Если вопрос нижних пределов морали Аристотель тихо обошел, то с верхними ее пределами дело обстояло сложнее. Мораль претендует на самоценность и самодостаточность. Особый статус и загадочность моральных ценностей связаны с тем, что они мыслятся последними; добро не нуждается ни чьей санкции, оно содержит свою награду в себе. Аристотель не мог не считаться с этим абсолютистским самосознанием морали. Он вслед за своим учителем Платоном перенес абсолютистские притязания морали на познание. Высшей, последней целью, которая существует ради нее самой он объявил созерцательную деятельность.
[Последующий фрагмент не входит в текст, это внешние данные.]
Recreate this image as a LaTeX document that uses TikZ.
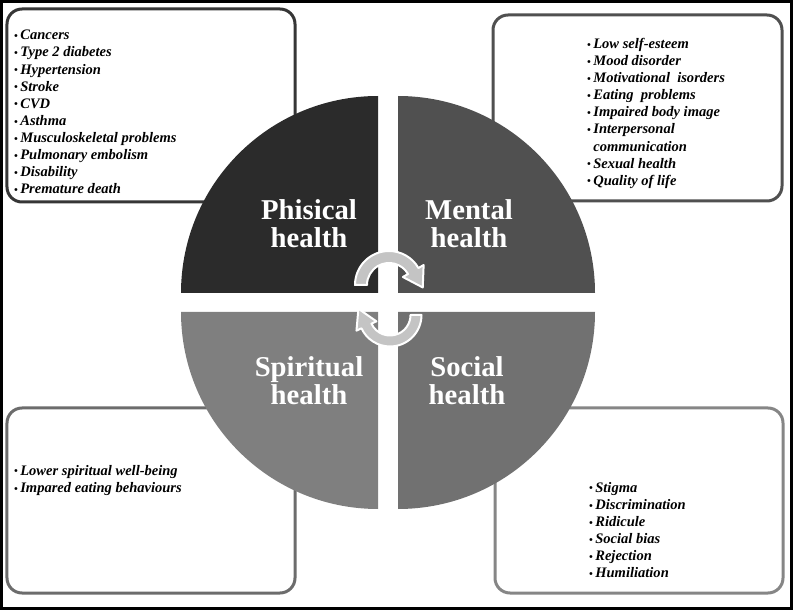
\documentclass[tikz,border=0pt]{standalone}
\usepackage{fontspec}
\setmainfont{Liberation Serif}
\usepackage{xcolor}
\usepackage{tikz}
\usetikzlibrary{positioning, calc}

\definecolor{physgray}{HTML}{2B2B2B}
\definecolor{mentgray}{HTML}{505050}
\definecolor{spirgray}{HTML}{7F7F7F}
\definecolor{socgray}{HTML}{717171}
\definecolor{cyclegray}{HTML}{C4C4C4}

\newcommand{\bul}{\raisebox{0.3pt}{\small\textbullet}\,}

\begin{document}
\begin{tikzpicture}[
    x=0.3mm, y=0.3mm,
    listbox/.style={rectangle, draw, rounded corners=4.5mm, line width=0.9mm, fill=white},
    items/.style={anchor=north west, inner sep=0pt, align=left, font=\fontsize{12.4}{14.6}\selectfont\bfseries\itshape},
    qlabel/.style={text=white, align=center, inner sep=0pt, font=\fontsize{24.5}{24}\selectfont\bfseries},
    cycarrow/.style={fill=cyclegray, draw=white, line width=0.6mm, line join=round}
]
\useasboundingbox (0,0) rectangle (793,610);

% Frame
\draw[line width=0.9mm] (1.5,1.5) rectangle (791.5,608.5);

% Boxes behind the circle
\node[listbox, draw=physgray!95, minimum width=86.4mm, minimum height=57.9mm] (physbox) at (151,504.5) {};
\node[listbox, draw=mentgray, minimum width=86.7mm, minimum height=55.8mm] (mentbox) at (637.5,502) {};
\node[listbox, draw=spirgray!85!black, minimum width=86.4mm, minimum height=55.5mm] (spirbox) at (151,109.5) {};
\node[listbox, draw=socgray!85!white, minimum width=86.4mm, minimum height=55.5mm] (socbox) at (639,109.5) {};

% Four quarters
\fill[physgray] (378,317) -- ++(-197,0) arc[start angle=180, end angle=90, radius=197] -- cycle;
\fill[mentgray] (398,317) -- ++(0,197) arc[start angle=90, end angle=0, radius=197] -- cycle;
\fill[spirgray] (378,298) -- ++(0,-197) arc[start angle=270, end angle=180, radius=197] -- cycle;
\fill[socgray] (398,298) -- ++(197,0) arc[start angle=0, end angle=-90, radius=197] -- cycle;

% Labels
\node[qlabel] (phys) at (309,386) {Phisical\\health};
\node[qlabel] (ment) at (469,386) {Mental\\health};
\node[qlabel] (spir) at (309,229) {Spiritual\\health};
\node[qlabel] (soc) at (467,229) {Social\\health};

% Lists
\node[items] (physlist) at (14,580) {\bul Cancers\\ \bul Type 2 diabetes\\ \bul Hypertension\\ \bul Stroke\\ \bul CVD\\ \bul Asthma\\ \bul Musculoskeletal problems\\ \bul Pulmonary embolism\\ \bul Disability\\ \bul Premature death};
\node[items] (mentlist) at (587,572) {\bul Low self-esteem\\ \bul Mood disorder\\ \bul Motivational\ \ isorders\\ \bul Eating\ \ problems\\ \bul Impaired body image\\ \bul Interpersonal\\ \phantom{\bul}communication\\ \bul Sexual health\\ \bul Quality of life};
\node[items] (spirlist) at (14,145) {\bul Lower spiritual well-being\\ \bul Impared eating behaviours};
\node[items] (soclist) at (589,128) {\bul Stigma\\ \bul Discrimination\\ \bul Ridicule\\ \bul Social bias\\ \bul Rejection\\ \bul Humiliation};

% Cycle arrows
\coordinate (cyc1) at (389,325);
\coordinate (cyc2) at (390,295);
\draw[cycarrow] ($(cyc1)+(180:34)$) arc[start angle=180, end angle=30, radius=34]
    -- ($(cyc1)+(30:40)$) -- ($(cyc1)+(30:28)+(-60:19)$) -- ($(cyc1)+(30:16)$)
    -- ($(cyc1)+(30:22)$) arc[start angle=30, end angle=180, radius=22] -- cycle;
\draw[cycarrow] ($(cyc2)+(0:31.5)$) arc[start angle=0, end angle=-155, radius=31.5]
    -- ($(cyc2)+(205:37)$) -- ($(cyc2)+(205:26)+(115:19)$) -- ($(cyc2)+(205:15)$)
    -- ($(cyc2)+(205:20.5)$) arc[start angle=-155, end angle=0, radius=20.5] -- cycle;

\end{tikzpicture}
\end{document}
В созерцании и через созерцание человек поднимается над самим собой, обретает то блаженное, равное самому себе состояние, которое скорее следует назвать божественным, чем человеческим. Словом, разум и познание дают нам то, на что претендует мораль - такова одна из центральных идей Аристотеля, которая предопределила структуру его этики. Аристотель наряду с этическими, то есть собственно моральными, добродетелями выделяет также дианоэтические добродетели, т.е. добродетели разума, считая их более важными, образующими первую высшую эвдемонию. Но на каком основании он характеризует созерцание как добродетель? Откуда взялось само это понятие добродетели - разве оно из лексикона познания? Разве оно, как заметил еще Сократ, не появилось раньше того, чем люди смогли рационально осмыслить его содержание? Аристотель впадает в непростительное для логика противоречие: он ставит познание выше морали, но для обоснования этого описывает познание с помощью морального понятия.
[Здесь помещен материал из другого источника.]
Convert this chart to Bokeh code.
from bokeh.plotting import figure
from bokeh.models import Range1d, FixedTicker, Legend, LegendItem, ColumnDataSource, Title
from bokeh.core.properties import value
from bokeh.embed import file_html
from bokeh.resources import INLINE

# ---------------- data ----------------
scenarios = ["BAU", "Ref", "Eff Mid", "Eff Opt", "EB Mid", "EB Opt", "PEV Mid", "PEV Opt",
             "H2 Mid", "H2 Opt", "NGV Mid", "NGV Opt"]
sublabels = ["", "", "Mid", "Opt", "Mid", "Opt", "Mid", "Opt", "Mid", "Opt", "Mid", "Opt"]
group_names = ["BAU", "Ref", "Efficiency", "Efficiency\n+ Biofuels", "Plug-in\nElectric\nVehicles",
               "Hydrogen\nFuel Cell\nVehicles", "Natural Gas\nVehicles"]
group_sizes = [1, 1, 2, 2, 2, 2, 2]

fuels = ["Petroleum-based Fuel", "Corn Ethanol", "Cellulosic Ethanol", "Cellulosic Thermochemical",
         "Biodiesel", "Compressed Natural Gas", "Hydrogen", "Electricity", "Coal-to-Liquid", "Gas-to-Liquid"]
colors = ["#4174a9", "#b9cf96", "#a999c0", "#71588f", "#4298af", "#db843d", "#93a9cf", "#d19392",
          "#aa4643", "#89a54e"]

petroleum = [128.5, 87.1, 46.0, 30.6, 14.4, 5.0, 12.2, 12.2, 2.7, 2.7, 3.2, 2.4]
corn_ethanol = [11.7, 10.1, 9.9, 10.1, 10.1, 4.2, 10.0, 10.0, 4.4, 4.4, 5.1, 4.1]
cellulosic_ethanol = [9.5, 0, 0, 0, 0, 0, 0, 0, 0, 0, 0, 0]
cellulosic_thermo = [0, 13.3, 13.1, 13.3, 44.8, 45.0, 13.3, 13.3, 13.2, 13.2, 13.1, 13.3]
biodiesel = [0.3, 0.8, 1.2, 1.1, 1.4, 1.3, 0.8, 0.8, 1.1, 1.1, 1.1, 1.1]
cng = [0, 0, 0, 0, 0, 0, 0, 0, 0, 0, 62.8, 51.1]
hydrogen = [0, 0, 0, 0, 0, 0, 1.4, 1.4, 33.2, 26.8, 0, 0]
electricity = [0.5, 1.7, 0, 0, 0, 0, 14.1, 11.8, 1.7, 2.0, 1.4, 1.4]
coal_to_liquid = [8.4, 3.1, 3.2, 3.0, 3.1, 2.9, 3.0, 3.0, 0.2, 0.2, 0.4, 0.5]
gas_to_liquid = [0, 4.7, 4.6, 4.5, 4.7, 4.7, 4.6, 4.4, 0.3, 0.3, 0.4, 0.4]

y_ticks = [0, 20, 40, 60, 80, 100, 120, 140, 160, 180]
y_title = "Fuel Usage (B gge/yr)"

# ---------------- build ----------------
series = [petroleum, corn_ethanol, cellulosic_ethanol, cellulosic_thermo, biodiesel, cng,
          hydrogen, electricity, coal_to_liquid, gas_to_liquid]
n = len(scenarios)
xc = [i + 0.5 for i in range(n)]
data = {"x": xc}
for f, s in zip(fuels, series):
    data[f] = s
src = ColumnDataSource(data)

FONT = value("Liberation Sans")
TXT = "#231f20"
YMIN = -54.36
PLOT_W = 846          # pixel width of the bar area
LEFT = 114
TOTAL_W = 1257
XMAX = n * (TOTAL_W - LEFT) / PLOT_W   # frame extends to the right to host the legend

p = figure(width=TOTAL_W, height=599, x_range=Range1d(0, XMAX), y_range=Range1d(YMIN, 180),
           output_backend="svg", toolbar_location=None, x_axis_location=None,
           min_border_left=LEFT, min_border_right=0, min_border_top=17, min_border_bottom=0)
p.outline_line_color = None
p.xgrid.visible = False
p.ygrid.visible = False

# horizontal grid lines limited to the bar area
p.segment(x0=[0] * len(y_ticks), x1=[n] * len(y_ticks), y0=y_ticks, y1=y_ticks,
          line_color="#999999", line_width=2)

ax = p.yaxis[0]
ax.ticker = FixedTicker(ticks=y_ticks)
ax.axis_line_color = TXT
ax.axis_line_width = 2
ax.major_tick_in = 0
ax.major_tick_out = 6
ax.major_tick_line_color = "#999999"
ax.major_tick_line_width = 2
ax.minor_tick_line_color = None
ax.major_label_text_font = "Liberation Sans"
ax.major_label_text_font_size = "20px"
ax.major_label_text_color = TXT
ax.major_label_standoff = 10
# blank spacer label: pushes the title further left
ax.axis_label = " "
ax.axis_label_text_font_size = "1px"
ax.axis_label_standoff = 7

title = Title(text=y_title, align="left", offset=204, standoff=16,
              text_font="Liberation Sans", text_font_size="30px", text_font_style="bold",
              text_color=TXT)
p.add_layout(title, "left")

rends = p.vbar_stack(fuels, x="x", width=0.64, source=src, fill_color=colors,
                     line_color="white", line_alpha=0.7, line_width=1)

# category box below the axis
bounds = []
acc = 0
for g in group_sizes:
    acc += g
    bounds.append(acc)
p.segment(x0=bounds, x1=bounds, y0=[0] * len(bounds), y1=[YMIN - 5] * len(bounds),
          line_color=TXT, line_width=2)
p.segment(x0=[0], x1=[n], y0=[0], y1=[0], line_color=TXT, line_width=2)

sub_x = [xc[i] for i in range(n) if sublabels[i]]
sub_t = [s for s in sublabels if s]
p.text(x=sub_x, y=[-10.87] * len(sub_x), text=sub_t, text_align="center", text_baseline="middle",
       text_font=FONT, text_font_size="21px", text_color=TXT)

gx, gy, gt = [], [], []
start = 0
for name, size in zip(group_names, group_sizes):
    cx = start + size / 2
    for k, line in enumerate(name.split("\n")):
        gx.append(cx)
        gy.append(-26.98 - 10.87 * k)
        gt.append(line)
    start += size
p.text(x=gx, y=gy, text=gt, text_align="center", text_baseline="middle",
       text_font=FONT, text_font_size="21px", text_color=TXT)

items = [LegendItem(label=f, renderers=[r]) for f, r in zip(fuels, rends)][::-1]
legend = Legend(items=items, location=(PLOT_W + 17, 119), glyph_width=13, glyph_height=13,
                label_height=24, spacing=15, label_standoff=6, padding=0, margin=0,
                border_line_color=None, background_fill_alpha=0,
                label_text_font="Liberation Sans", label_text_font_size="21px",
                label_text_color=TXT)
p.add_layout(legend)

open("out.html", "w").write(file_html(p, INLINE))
Чтобы уместить мораль в прокрустово ложе познания, Аристотелю пришлось очень сильно ее укоротить. Он обрубил и корни, и вершину древа морали. "Мы, философы, - говорил Аристотель, - обязаны ради спасения истины отказаться от дорогого и близкого". Данное рассуждение из "Никомаховой этики" в устах последующих эпох отлилось в сакраментальную формулу: Платон мне друг, но истина дороже. Это - не просто крылатая фраза. Это - пароль античности. Убеждение, что нет ничего дороже истины и не просто истины, а истины научной, добытой на пути знания, что мораль, как и все прочие человеческие цели, получает законный статус только тогда, когда она санкционирована разумом, что сам познающий разум есть высшая святыня, на алтарь которой не жаль принести любые жертвы, - это убеждение составляет основу античного духа. Именно оно, по большому счету, ответственно за судьбу античной культуры, и не только за ее расцвет, но и за ее гибель.
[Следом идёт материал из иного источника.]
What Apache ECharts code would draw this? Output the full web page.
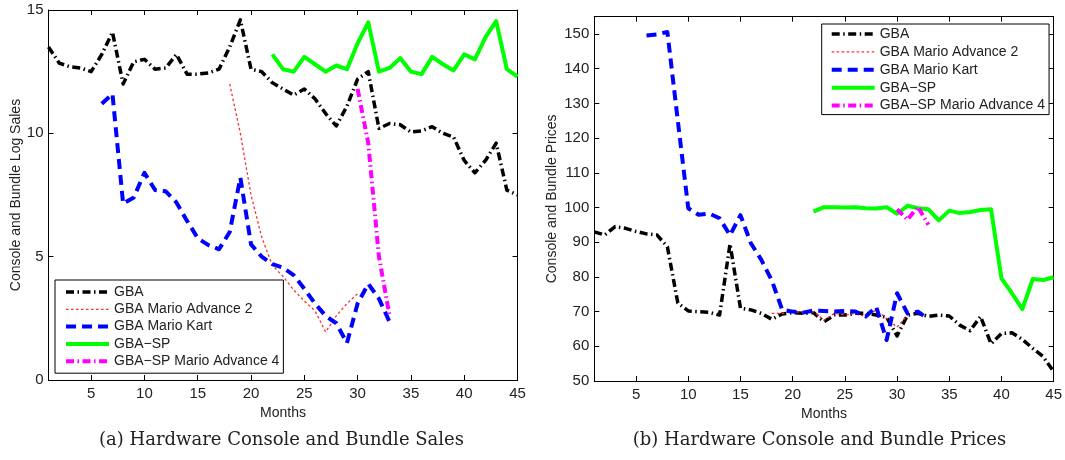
<!DOCTYPE html>
<html><head><meta charset="utf-8">
<script src="https://cdn.jsdelivr.net/npm/echarts@6/dist/echarts.min.js"></script>
<style>html,body{margin:0;padding:0;background:#fff}#c{width:1065px;height:460px}</style>
</head><body><div id="c"></div>
<script>
const months = [1,2,3,4,5,6,7,8,9,10,11,12,13,14,15,16,17,18,19,20,21,22,23,24,25,26,27,28,29,30,31,32,33,34,35,36,37,38,39,40,41,42,43,44,45];
const xTicks = [5,10,15,20,25,30,35,40,45];
const salesTicks = [0,5,10,15];
const priceTicks = [50,60,70,80,90,100,110,120,130,140,150];
const seriesNames = ['GBA','GBA Mario Advance 2','GBA Mario Kart','GBA\u2212SP','GBA\u2212SP Mario Advance 4'];
const xTitle = 'Months';
const salesTitle = 'Console and Bundle Log Sales';
const priceTitle = 'Console and Bundle Prices';
const captionA = '(a) Hardware Console and Bundle Sales';
const captionB = '(b) Hardware Console and Bundle Prices';

// Log sales (months 1..45, null = no data)
const salesGBA = [13.5,12.85,12.7,12.65,12.5,13.2,14.1,12.0,12.9,13.0,12.6,12.65,13.2,12.4,12.4,12.45,12.6,13.5,14.6,12.6,12.5,12.05,11.8,11.55,11.8,11.4,10.8,10.3,11.1,12.2,12.5,10.2,10.4,10.35,10.05,10.1,10.27,10.0,9.85,8.9,8.4,8.9,9.6,7.7,7.5];
const salesMA2 = [null,null,null,null,null,null,null,null,null,null,null,null,null,null,null,null,null,12.0,10.0,7.5,5.8,4.65,4.2,3.65,3.2,2.8,1.95,2.6,3.1,3.5,null,null,null,null,null,null,null,null,null,null,null,null,null,null,null];
const salesMK = [null,null,null,null,null,11.2,11.6,7.15,7.4,8.4,7.7,7.65,7.2,6.45,5.75,5.47,5.3,6.0,8.2,5.5,5.0,4.7,4.55,4.25,3.7,3.1,2.6,2.3,1.5,3.1,3.9,3.3,2.35,null,null,null,null,null,null,null,null,null,null,null,null];
const salesSP = [null,null,null,null,null,null,null,null,null,null,null,null,null,null,null,null,null,null,null,null,null,13.2,12.6,12.5,13.1,12.8,12.5,12.75,12.6,13.65,14.5,12.5,12.65,13.05,12.5,12.4,13.1,12.8,12.55,13.2,13.0,13.9,14.55,12.6,12.3];
const salesSPMA4 = [null,null,null,null,null,null,null,null,null,null,null,null,null,null,null,null,null,null,null,null,null,null,null,null,null,null,null,null,null,11.8,9.6,5.0,2.6,null,null,null,null,null,null,null,null,null,null,null,null];

// Prices (months 1..45)
const priceGBA = [93.0,92.1,94.5,94.0,93.1,92.4,92.1,88.7,72.5,70.2,70.0,69.8,69.0,89.5,71.0,70.5,69.5,67.8,69.3,69.7,69.5,69.7,67.1,69.0,69.0,69.5,69.5,69.0,68.4,63.0,69.0,69.5,68.6,69.0,68.75,66.1,64.5,68.6,60.7,63.7,63.9,62.0,59.4,57.0,52.7];
const priceMA2 = [null,null,null,null,null,null,null,null,null,null,null,null,null,null,null,null,null,69.5,69.5,70.0,69.8,70.0,67.5,69.5,69.0,69.5,68.5,70.5,68.0,65.5,69.0,null,null,null,null,null,null,null,null,null,null,null,null,null,null];
const priceMK = [null,null,null,null,null,149.6,149.9,150.6,125.0,99.8,97.9,98.3,96.9,92.0,97.8,89.7,84.9,79.0,70.5,70.0,69.7,70.3,70.2,70.0,70.2,70.0,68.6,71.4,61.8,75.3,69.5,70.0,67.8,null,null,null,null,null,null,null,null,null,null,null,null];
const priceSP = [null,null,null,null,null,null,null,null,null,null,null,null,null,null,null,null,null,null,null,null,null,98.8,100.1,100.1,100.0,100.1,99.8,99.7,100.1,98.2,100.5,99.8,99.5,96.3,99.1,98.4,98.7,99.3,99.5,79.6,75.3,70.7,79.4,79.1,79.9];
const priceSPMA4 = [null,null,null,null,null,null,null,null,null,null,null,null,null,null,null,null,null,null,null,null,null,null,null,null,null,null,null,null,null,99.5,96.5,100.2,95.0,null,null,null,null,null,null,null,null,null,null,null,null];

const FONT = 'Liberation Sans, Arial, Helvetica, sans-serif';
const TXT = '#222';
const styles = [
  {color:'#000000', width:3.5, type:[8,3.5,1.5,3.5]},
  {color:'#ff2a2a', width:1.3, type:[2.5,2.5]},
  {color:'#0000ff', width:4, type:[10,6]},
  {color:'#00ff00', width:4, type:'solid'},
  {color:'#ff00ff', width:4, type:[8,3.5,1.5,3.5]}
];
function pts(arr){ const out=[]; months.forEach((m,i)=>{ if(arr[i]!=null) out.push([m,arr[i]]); }); return out; }
function mkSeries(name, arr, idx, gi){
  const s = styles[idx];
  return {name:name, type:'line', xAxisIndex:gi*2, yAxisIndex:gi*2, data:pts(arr), symbol:'none',
    lineStyle:{color:s.color, width:s.width, type:s.type, join:'round', cap:'butt'}, itemStyle:{color:s.color},
    emphasis:{disabled:true}, z:2+idx};
}
function xAx(gi, pos){
  return {type:'value', gridIndex:gi, position:pos, min:1, max:45,
    axisLine:{show:true, onZero:false, lineStyle:{color:'#000', width:1}},
    axisTick:{show:true, inside:true, length:5, customValues:xTicks, lineStyle:{color:'#000'}},
    axisLabel:{show:pos==='bottom', customValues:xTicks, color:TXT, fontSize:15, fontFamily:FONT, margin:6},
    splitLine:{show:false},
    name: pos==='bottom'?xTitle:'', nameLocation:'middle', nameGap:24,
    nameTextStyle:{color:TXT, fontSize:14, fontFamily:FONT}};
}
function yAx(gi, pos, min, max, ticks, title, gap){
  return {type:'value', gridIndex:gi, position:pos, min:min, max:max,
    axisLine:{show:true, onZero:false, lineStyle:{color:'#000', width:1}},
    axisTick:{show:true, inside:true, length:5, customValues:ticks, lineStyle:{color:'#000'}},
    axisLabel:{show:pos==='left', customValues:ticks, color:TXT, fontSize:15, fontFamily:FONT, margin:5},
    splitLine:{show:false},
    name: pos==='left'?title:'', nameLocation:'middle', nameGap:gap, nameRotate:90,
    nameTextStyle:{color:TXT, fontSize:14, fontFamily:FONT}};
}
function legendFor(left, top, pad, gap){
  return {data:seriesNames, orient:'vertical', left:left, top:top, padding:pad, itemGap:gap,
    itemWidth:43, itemHeight:14, borderColor:'#000', borderWidth:1, backgroundColor:'#fff',
    itemStyle:{opacity:0, color:'rgba(0,0,0,0)', borderWidth:0},
    lineStyle:{width:'inherit', type:'inherit', color:'inherit'},
    selectedMode:false, textStyle:{color:TXT, fontSize:14, fontFamily:FONT, lineHeight:14}};
}
const chart = echarts.init(document.getElementById('c'), null, {renderer:'canvas'});
chart.setOption({
  animation:false,
  backgroundColor:'#fff',
  title:[
    {text:captionA, left:276.5, top:426, textAlign:'center', textStyle:{fontFamily:'DejaVu Serif, serif', fontWeight:'normal', fontSize:18, color:'#222'}},
    {text:captionB, left:814.5, top:426, textAlign:'center', textStyle:{fontFamily:'DejaVu Serif, serif', fontWeight:'normal', fontSize:18, color:'#222'}}
  ],
  grid:[
    {left:48.5, top:10, width:469, height:370},
    {left:594.3, top:16.7, width:461.4, height:364.3}
  ],
  xAxis:[xAx(0,'bottom'), xAx(0,'top'), xAx(1,'bottom'), xAx(1,'top')],
  yAxis:[
    yAx(0,'left',0,15,salesTicks,salesTitle,25),
    yAx(0,'right',0,15,salesTicks,'',0),
    yAx(1,'left',50,155,priceTicks,priceTitle,35),
    yAx(1,'right',50,155,priceTicks,'',0)
  ],
  legend:[legendFor(55,280,[5,4,5,9],3.3), legendFor(821.7,24,[3,4,2,8],3.9)],
  series:[
    mkSeries(seriesNames[0], salesGBA, 0, 0),
    mkSeries(seriesNames[1], salesMA2, 1, 0),
    mkSeries(seriesNames[2], salesMK, 2, 0),
    mkSeries(seriesNames[3], salesSP, 3, 0),
    mkSeries(seriesNames[4], salesSPMA4, 4, 0),
    mkSeries(seriesNames[0], priceGBA, 0, 1),
    mkSeries(seriesNames[1], priceMA2, 1, 1),
    mkSeries(seriesNames[2], priceMK, 2, 1),
    mkSeries(seriesNames[3], priceSP, 3, 1),
    mkSeries(seriesNames[4], priceSPMA4, 4, 1)
  ]
});
</script>
</body></html>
Разумное тождественно добродетельному. Если под разумом понимать инстанцию, ответственную за знания, классифицирующую суждения по критерию истины и лжи, а под моралью - инстанцию, ответственную за цели, классифицирующую действия по критерию добра и зла, то приведенная формула античного сознания представляет собой сплошную подмену. Разум узурпирует права морали и низводит мораль до своего уровня. Абсолютность разума покупается ценой релятивирования морали. Они меняются местами как нищий и принц в повести Марка Твена. Если ты хочешь подчинить себе все, подчинись прежде разуму - эти слова Сенеки точно обозначают античную высоту разума. Разум возвышался до уровня последней нормозадающей инстанции. Предполагалось, что человек может быть счастлив только как существо, способное к нравственным суждениям и в той мере, в какой он следует им. Речь идет о том, чтобы не просто считаться с разумом, но и любить его. Только его и любить. Или, по крайней мере, любить его прежде всего и больше всего. С разумом связана не только сила человека, но и его достоинство. Разум не просто дает знания, он освещает путь жизни, представляет собой человеческое начало в человеке. А что же мораль? Ее задача заключается в том, чтобы слушаться разума, следовать его указаниям. Познание приводит к объективным, общезначимым выводам, которые не считаются с субъективными пристрастиями, отсекают истину от лжи. Мораль и призвана принудительности познания придать человеческую убедительность, трансформировать различия истины и лжи в различия добра и зла. Именно она, мораль, должна сделать так, чтобы истина была выше, дороже Платона. Этика становится продолжением гносеологии, мораль - продолжением необходимости. То, что свойственно познанию, прежде всего такие его характеристики как полярность истины и убеждения, их подвижность, переход друг в друга, переносятся на мораль. Моральные представления, по крайней мере, в той степени, в какой они опосредованы философской этикой, строятся по модели гносеологии. Именно в рамках такого подхода сложился образ морали, основанной на противопоставлении добра злу и вменяющий в долг бескомпромиссную борьбу за его торжество.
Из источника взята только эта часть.